Differentially Private Sampling from Distributions
A Google TechTalk, presented by Marika Swanberg, 2023-08-22
Google Algorithms Seminar. ABSTRACT: We initiate an investigation of private sampling from distributions. Given a dataset with n independent observations from an unknown distribution P, a sampling algorithm must output a single observation from a distribution that is close in total variation distance to P while satisfying differential privacy. Sampling abstracts the goal of generating small amounts of realistic-looking data.
We provide tight upper and lower bounds for the dataset size needed for this task for three natural families of distributions: arbitrary distributions on {1,…,k}, arbitrary product distributions on {0,1}^d, and product distributions on {0,1}^d with bias in each coordinate bounded away from 0 and 1. We demonstrate that, in some parameter regimes, private sampling requires asymptotically fewer observations than learning a description of P nonprivately; in other regimes, however, private sampling proves to be as difficult as private learning. Notably, for some classes of distributions, the overhead in the number of observations needed for private learning compared to non-private learning is completely captured by the number of observations needed for private sampling.

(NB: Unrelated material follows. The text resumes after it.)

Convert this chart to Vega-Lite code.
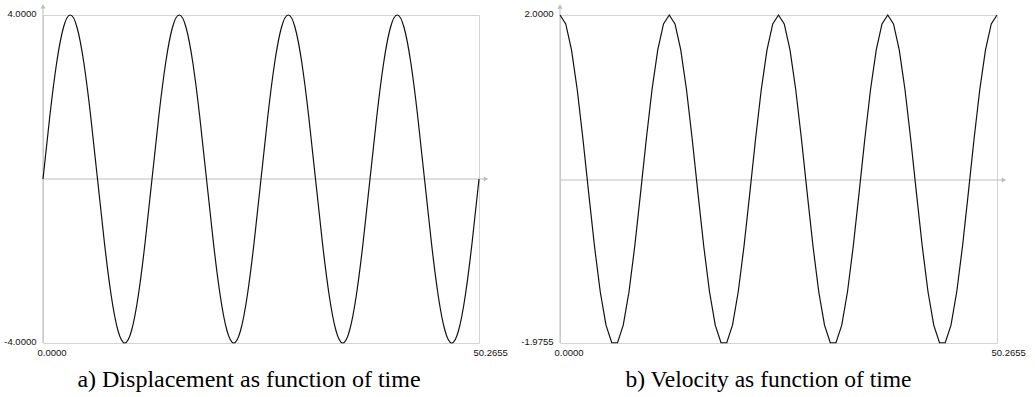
{
  "$schema": "https://vega.github.io/schema/vega-lite/v6.json",
  "padding": {"left": 3, "top": 4, "right": 5, "bottom": 0},
  "bounds": "flush",
  "spacing": 81,
  "background": "white",
  "config": {
    "view": {"stroke": null},
    "axis": {"labelFont": "Liberation Sans", "labelFontSize": 9.5, "labelColor": "#111", "domain": false, "ticks": false, "title": null, "grid": true, "gridColor": "#d4d4d4", "gridWidth": 1, "labelFlush": false, "labelOverlap": false, "labelBound": false}
  },
  "datasets": {
    "disp": [
      {"t": 0, "x": 0}, {"t": 0.7854, "x": 1.5307}, {"t": 1.5708, "x": 2.8284}, {"t": 2.3562, "x": 3.6955},
      {"t": 3.1416, "x": 4}, {"t": 3.927, "x": 3.6955}, {"t": 4.7124, "x": 2.8284}, {"t": 5.4978, "x": 1.5307},
      {"t": 6.2832, "x": 0}, {"t": 7.0686, "x": -1.5307}, {"t": 7.854, "x": -2.8284}, {"t": 8.6394, "x": -3.6955},
      {"t": 9.4248, "x": -4}, {"t": 10.2102, "x": -3.6955}, {"t": 10.9956, "x": -2.8284}, {"t": 11.781, "x": -1.5307},
      {"t": 12.5664, "x": 0}, {"t": 13.3518, "x": 1.5307}, {"t": 14.1372, "x": 2.8284}, {"t": 14.9226, "x": 3.6955},
      {"t": 15.708, "x": 4}, {"t": 16.4934, "x": 3.6955}, {"t": 17.2788, "x": 2.8284}, {"t": 18.0642, "x": 1.5307},
      {"t": 18.8496, "x": 0}, {"t": 19.635, "x": -1.5307}, {"t": 20.4204, "x": -2.8284}, {"t": 21.2058, "x": -3.6955},
      {"t": 21.9911, "x": -4}, {"t": 22.7765, "x": -3.6955}, {"t": 23.5619, "x": -2.8284}, {"t": 24.3473, "x": -1.5307},
      {"t": 25.1327, "x": 0}, {"t": 25.9181, "x": 1.5307}, {"t": 26.7035, "x": 2.8284}, {"t": 27.4889, "x": 3.6955},
      {"t": 28.2743, "x": 4}, {"t": 29.0597, "x": 3.6955}, {"t": 29.8451, "x": 2.8284}, {"t": 30.6305, "x": 1.5307},
      {"t": 31.4159, "x": 0}, {"t": 32.2013, "x": -1.5307}, {"t": 32.9867, "x": -2.8284}, {"t": 33.7721, "x": -3.6955},
      {"t": 34.5575, "x": -4}, {"t": 35.3429, "x": -3.6955}, {"t": 36.1283, "x": -2.8284}, {"t": 36.9137, "x": -1.5307},
      {"t": 37.6991, "x": 0}, {"t": 38.4845, "x": 1.5307}, {"t": 39.2699, "x": 2.8284}, {"t": 40.0553, "x": 3.6955},
      {"t": 40.8407, "x": 4}, {"t": 41.6261, "x": 3.6955}, {"t": 42.4115, "x": 2.8284}, {"t": 43.1969, "x": 1.5307},
      {"t": 43.9823, "x": 0}, {"t": 44.7677, "x": -1.5307}, {"t": 45.5531, "x": -2.8284}, {"t": 46.3385, "x": -3.6955},
      {"t": 47.1239, "x": -4}, {"t": 47.9093, "x": -3.6955}, {"t": 48.6947, "x": -2.8284}, {"t": 49.4801, "x": -1.5307},
      {"t": 50.2655, "x": 0}
    ],
    "vel": [
      {"t": 0, "v": 2}, {"t": 0.6614, "v": 1.8916}, {"t": 1.3228, "v": 1.5783}, {"t": 1.9842, "v": 1.0939},
      {"t": 2.6456, "v": 0.491}, {"t": 3.3069, "v": -0.1652}, {"t": 3.9683, "v": -0.8034}, {"t": 4.6297, "v": -1.3546},
      {"t": 5.2911, "v": -1.759}, {"t": 5.9525, "v": -1.9727}, {"t": 6.6139, "v": -1.9727}, {"t": 7.2753, "v": -1.759},
      {"t": 7.9367, "v": -1.3546}, {"t": 8.598, "v": -0.8034}, {"t": 9.2594, "v": -0.1652}, {"t": 9.9208, "v": 0.491},
      {"t": 10.5822, "v": 1.0939}, {"t": 11.2436, "v": 1.5783}, {"t": 11.905, "v": 1.8916}, {"t": 12.5664, "v": 2},
      {"t": 13.2278, "v": 1.8916}, {"t": 13.8891, "v": 1.5783}, {"t": 14.5505, "v": 1.0939}, {"t": 15.2119, "v": 0.491},
      {"t": 15.8733, "v": -0.1652}, {"t": 16.5347, "v": -0.8034}, {"t": 17.1961, "v": -1.3546}, {"t": 17.8575, "v": -1.759},
      {"t": 18.5189, "v": -1.9727}, {"t": 19.1802, "v": -1.9727}, {"t": 19.8416, "v": -1.759}, {"t": 20.503, "v": -1.3546},
      {"t": 21.1644, "v": -0.8034}, {"t": 21.8258, "v": -0.1652}, {"t": 22.4872, "v": 0.491}, {"t": 23.1486, "v": 1.0939},
      {"t": 23.81, "v": 1.5783}, {"t": 24.4714, "v": 1.8916}, {"t": 25.1327, "v": 2}, {"t": 25.7941, "v": 1.8916},
      {"t": 26.4555, "v": 1.5783}, {"t": 27.1169, "v": 1.0939}, {"t": 27.7783, "v": 0.491}, {"t": 28.4397, "v": -0.1652},
      {"t": 29.1011, "v": -0.8034}, {"t": 29.7625, "v": -1.3546}, {"t": 30.4238, "v": -1.759}, {"t": 31.0852, "v": -1.9727},
      {"t": 31.7466, "v": -1.9727}, {"t": 32.408, "v": -1.759}, {"t": 33.0694, "v": -1.3546}, {"t": 33.7308, "v": -0.8034},
      {"t": 34.3922, "v": -0.1652}, {"t": 35.0536, "v": 0.491}, {"t": 35.7149, "v": 1.0939}, {"t": 36.3763, "v": 1.5783},
      {"t": 37.0377, "v": 1.8916}, {"t": 37.6991, "v": 2}, {"t": 38.3605, "v": 1.8916}, {"t": 39.0219, "v": 1.5783},
      {"t": 39.6833, "v": 1.0939}, {"t": 40.3447, "v": 0.491}, {"t": 41.006, "v": -0.1652}, {"t": 41.6674, "v": -0.8034},
      {"t": 42.3288, "v": -1.3546}, {"t": 42.9902, "v": -1.759}, {"t": 43.6516, "v": -1.9727}, {"t": 44.313, "v": -1.9727},
      {"t": 44.9744, "v": -1.759}, {"t": 45.6358, "v": -1.3546}, {"t": 46.2972, "v": -0.8034}, {"t": 46.9585, "v": -0.1652},
      {"t": 47.6199, "v": 0.491}, {"t": 48.2813, "v": 1.0939}, {"t": 48.9427, "v": 1.5783}, {"t": 49.6041, "v": 1.8916},
      {"t": 50.2655, "v": 2}
    ]
  },
  "hconcat": [
    {
      "width": 436,
      "height": 328,
      "title": {"text": "a) Displacement as function of time", "orient": "bottom", "frame": "group", "anchor": "middle", "dx": -12, "offset": 11, "font": "Liberation Serif", "fontSize": 24, "fontWeight": "normal", "color": "#000"},
      "layer": [
        {
          "data": {"values": [{}]},
          "mark": {"type": "rule", "color": "#bdbdbd", "strokeWidth": 1},
          "encoding": {"x": {"datum": 0, "type": "quantitative"}, "y": {"datum": -4, "type": "quantitative"}, "y2": {"datum": 4.21}}
        },
        {
          "data": {"values": [{}]},
          "mark": {"type": "point", "shape": "triangle-up", "filled": true, "size": 25, "opacity": 1, "color": "#bdbdbd"},
          "encoding": {"x": {"datum": 0, "type": "quantitative"}, "y": {"datum": 4.21, "type": "quantitative"}}
        },
        {
          "data": {"values": [{}]},
          "mark": {"type": "rule", "color": "#bdbdbd", "strokeWidth": 1},
          "encoding": {"y": {"datum": 0, "type": "quantitative"}, "x": {"datum": 0, "type": "quantitative"}, "x2": {"datum": 51.07}}
        },
        {
          "data": {"values": [{}]},
          "mark": {"type": "point", "shape": "triangle-right", "filled": true, "size": 25, "opacity": 1, "color": "#bdbdbd"},
          "encoding": {"x": {"datum": 51.07, "type": "quantitative"}, "y": {"datum": 0, "type": "quantitative"}}
        },
        {
          "data": {"name": "disp"},
          "mark": {"type": "line", "color": "#111", "strokeWidth": 1.2, "interpolate": "natural"},
          "encoding": {
            "x": {"field": "t", "type": "quantitative", "scale": {"domain": [0, 50.2655], "nice": false, "zero": false},
              "axis": {"values": [0, 50.2655], "format": ".4f", "labelAlign": "left", "labelOffset": -6, "labelPadding": 4}},
            "y": {"field": "x", "type": "quantitative", "scale": {"domain": [-4, 4], "nice": false, "zero": false},
              "axis": {"values": [-4, 4], "labelExpr": "datum.value < 0 ? '-4.0000' : '4.0000'", "labelPadding": 7, "labelBaseline": "middle", "labelOffset": -2}}
          }
        }
      ]
    },
    {
      "width": 437,
      "height": 328,
      "title": {"text": "b) Velocity as function of time", "orient": "bottom", "frame": "group", "anchor": "middle", "dx": -10, "offset": 11, "font": "Liberation Serif", "fontSize": 23.5, "fontWeight": "normal", "color": "#000"},
      "layer": [
        {
          "data": {"values": [{}]},
          "mark": {"type": "rule", "color": "#bdbdbd", "strokeWidth": 1},
          "encoding": {"x": {"datum": 0, "type": "quantitative"}, "y": {"datum": -1.9755, "type": "quantitative"}, "y2": {"datum": 2.103}}
        },
        {
          "data": {"values": [{}]},
          "mark": {"type": "point", "shape": "triangle-up", "filled": true, "size": 25, "opacity": 1, "color": "#bdbdbd"},
          "encoding": {"x": {"datum": 0, "type": "quantitative"}, "y": {"datum": 2.103, "type": "quantitative"}}
        },
        {
          "data": {"values": [{}]},
          "mark": {"type": "rule", "color": "#bdbdbd", "strokeWidth": 1},
          "encoding": {"y": {"datum": 0, "type": "quantitative"}, "x": {"datum": 0, "type": "quantitative"}, "x2": {"datum": 51.07}}
        },
        {
          "data": {"values": [{}]},
          "mark": {"type": "point", "shape": "triangle-right", "filled": true, "size": 25, "opacity": 1, "color": "#bdbdbd"},
          "encoding": {"x": {"datum": 51.07, "type": "quantitative"}, "y": {"datum": 0, "type": "quantitative"}}
        },
        {
          "data": {"name": "vel"},
          "mark": {"type": "line", "color": "#111", "strokeWidth": 1.2},
          "encoding": {
            "x": {"field": "t", "type": "quantitative", "scale": {"domain": [0, 50.2655], "nice": false, "zero": false},
              "axis": {"values": [0, 50.2655], "format": ".4f", "labelAlign": "left", "labelOffset": -6, "labelPadding": 4}},
            "y": {"field": "v", "type": "quantitative", "scale": {"domain": [-1.9755, 2], "nice": false, "zero": false},
              "axis": {"values": [-1.9755, 2], "labelExpr": "datum.value < 0 ? '-1.9755' : '2.0000'", "labelPadding": 7, "labelBaseline": "middle", "labelOffset": -2}}
          }
        }
      ]
    }
  ]
}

This work appeared at NeurIPS and the full version can be found here:
Bio: Marika is a rising fifth year PhD student at Boston University advised by Adam Smith. Her research spans differential privacy, cryptography, and their intersection with legal questions, and more recently she has become interested in practical implementations of differential privacy. Before interning at Google, she was a visiting assistant professor at Reed College, and she has also done research for Tumult Labs.